─── Material ───

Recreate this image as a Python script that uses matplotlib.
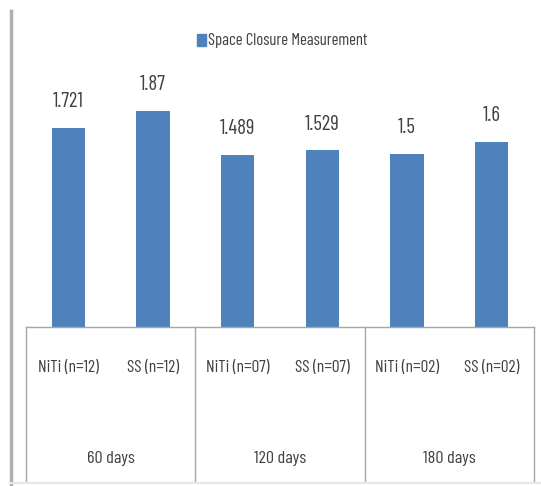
import matplotlib.pyplot as plt
from matplotlib.lines import Line2D
from matplotlib.patches import Rectangle

plt.rcParams['font.family'] = ['Barlow Condensed', 'Roboto Condensed', 'Archivo Narrow', 'DejaVu Sans']

groups = ["60 days", "120 days", "180 days"]
categories = ["NiTi (n=12)", "SS (n=12)", "NiTi (n=07)", "SS (n=07)", "NiTi (n=02)", "SS (n=02)"]
values = [1.721, 1.87, 1.489, 1.529, 1.5, 1.6]
value_labels = ["1.721", "1.87", "1.489", "1.529", "1.5", "1.6"]

W, H = 541, 486
blue = "#4F81BD"
txt = "#404040"
grid = "#A6A6A6"

fig = plt.figure(figsize=(W / 100, H / 100), dpi=100)
# plot area in pixel terms: x 26..534, baseline at 327, 2.0 at 96
left, right, base, top = 26, 534, 327, 96
ax = fig.add_axes([left / W, 1 - base / H, (right - left) / W, (base - top) / H])

x = list(range(len(categories)))
ax.bar(x, values, width=0.39, color=blue, zorder=2)
ax.set_xlim(-0.5, len(categories) - 0.5)
ax.set_ylim(0, 2.0)

for s in ["left", "right", "top"]:
    ax.spines[s].set_visible(False)
ax.spines["bottom"].set_color(grid)
ax.spines["bottom"].set_linewidth(1.0)
ax.set_xticks([])
ax.set_yticks([])

for xi, v, lab in zip(x, values, value_labels):
    ax.annotate(lab, (xi, v), xytext=(0, 19), textcoords="offset points",
                ha="center", va="center", fontsize=15, color=txt)

ax_h = base - top
trans = ax.get_xaxis_transform()
for xi, c in zip(x, categories):
    ax.text(xi, -(368 - base) / ax_h, c, transform=trans, ha="center", va="center",
            fontsize=12.5, color=txt, clip_on=False)

for gi, g in enumerate(groups):
    ax.text(2 * gi + 0.5, -(458 - base) / ax_h, g, transform=trans, ha="center",
            va="center", fontsize=13, color=txt, clip_on=False)

# separators between the day groups
for sx in [-0.5, 1.5, 3.5, 5.5]:
    ax.plot([sx, sx], [0, -(481 - base) / ax_h], transform=trans, color=grid,
            lw=1.0, clip_on=False)

# legend
fig.patches.append(Rectangle((197 / W, 1 - 46 / H), 9 / W, 12 / H,
                             transform=fig.transFigure, color=blue))
fig.text(208 / W, 1 - 40 / H, "Space Closure Measurement", ha="left", va="center",
         fontsize=12, color=txt)

# outer frame edges
fig.add_artist(Line2D([10.5 / W, 10.5 / W], [1 - 11 / H, 1 - 485 / H], color="#B0B0B0", lw=2.5))
fig.add_artist(Line2D([10 / W, 541 / W], [1 - 483 / H, 1 - 483 / H], color="#E6E6E6", lw=1.5))

fig.savefig("out.png", dpi=100)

───

Given instruction:
Starting at the top of the listing above, reproduce each line up to and including the one with "fontsize=12, color=txt)"; omit the pictures.

Task answer:
Recreate this image as a Python script that uses matplotlib.
import matplotlib.pyplot as plt
from matplotlib.lines import Line2D
from matplotlib.patches import Rectangle

plt.rcParams['font.family'] = ['Barlow Condensed', 'Roboto Condensed', 'Archivo Narrow', 'DejaVu Sans']

groups = ["60 days", "120 days", "180 days"]
categories = ["NiTi (n=12)", "SS (n=12)", "NiTi (n=07)", "SS (n=07)", "NiTi (n=02)", "SS (n=02)"]
values = [1.721, 1.87, 1.489, 1.529, 1.5, 1.6]
value_labels = ["1.721", "1.87", "1.489", "1.529", "1.5", "1.6"]

W, H = 541, 486
blue = "#4F81BD"
txt = "#404040"
grid = "#A6A6A6"

fig = plt.figure(figsize=(W / 100, H / 100), dpi=100)
# plot area in pixel terms: x 26..534, baseline at 327, 2.0 at 96
left, right, base, top = 26, 534, 327, 96
ax = fig.add_axes([left / W, 1 - base / H, (right - left) / W, (base - top) / H])

x = list(range(len(categories)))
ax.bar(x, values, width=0.39, color=blue, zorder=2)
ax.set_xlim(-0.5, len(categories) - 0.5)
ax.set_ylim(0, 2.0)

for s in ["left", "right", "top"]:
    ax.spines[s].set_visible(False)
ax.spines["bottom"].set_color(grid)
ax.spines["bottom"].set_linewidth(1.0)
ax.set_xticks([])
ax.set_yticks([])

for xi, v, lab in zip(x, values, value_labels):
    ax.annotate(lab, (xi, v), xytext=(0, 19), textcoords="offset points",
                ha="center", va="center", fontsize=15, color=txt)

ax_h = base - top
trans = ax.get_xaxis_transform()
for xi, c in zip(x, categories):
    ax.text(xi, -(368 - base) / ax_h, c, transform=trans, ha="center", va="center",
            fontsize=12.5, color=txt, clip_on=False)

for gi, g in enumerate(groups):
    ax.text(2 * gi + 0.5, -(458 - base) / ax_h, g, transform=trans, ha="center",
            va="center", fontsize=13, color=txt, clip_on=False)

# separators between the day groups
for sx in [-0.5, 1.5, 3.5, 5.5]:
    ax.plot([sx, sx], [0, -(481 - base) / ax_h], transform=trans, color=grid,
            lw=1.0, clip_on=False)

# legend
fig.patches.append(Rectangle((197 / W, 1 - 46 / H), 9 / W, 12 / H,
                             transform=fig.transFigure, color=blue))
fig.text(208 / W, 1 - 40 / H, "Space Closure Measurement", ha="left", va="center",
         fontsize=12, color=txt)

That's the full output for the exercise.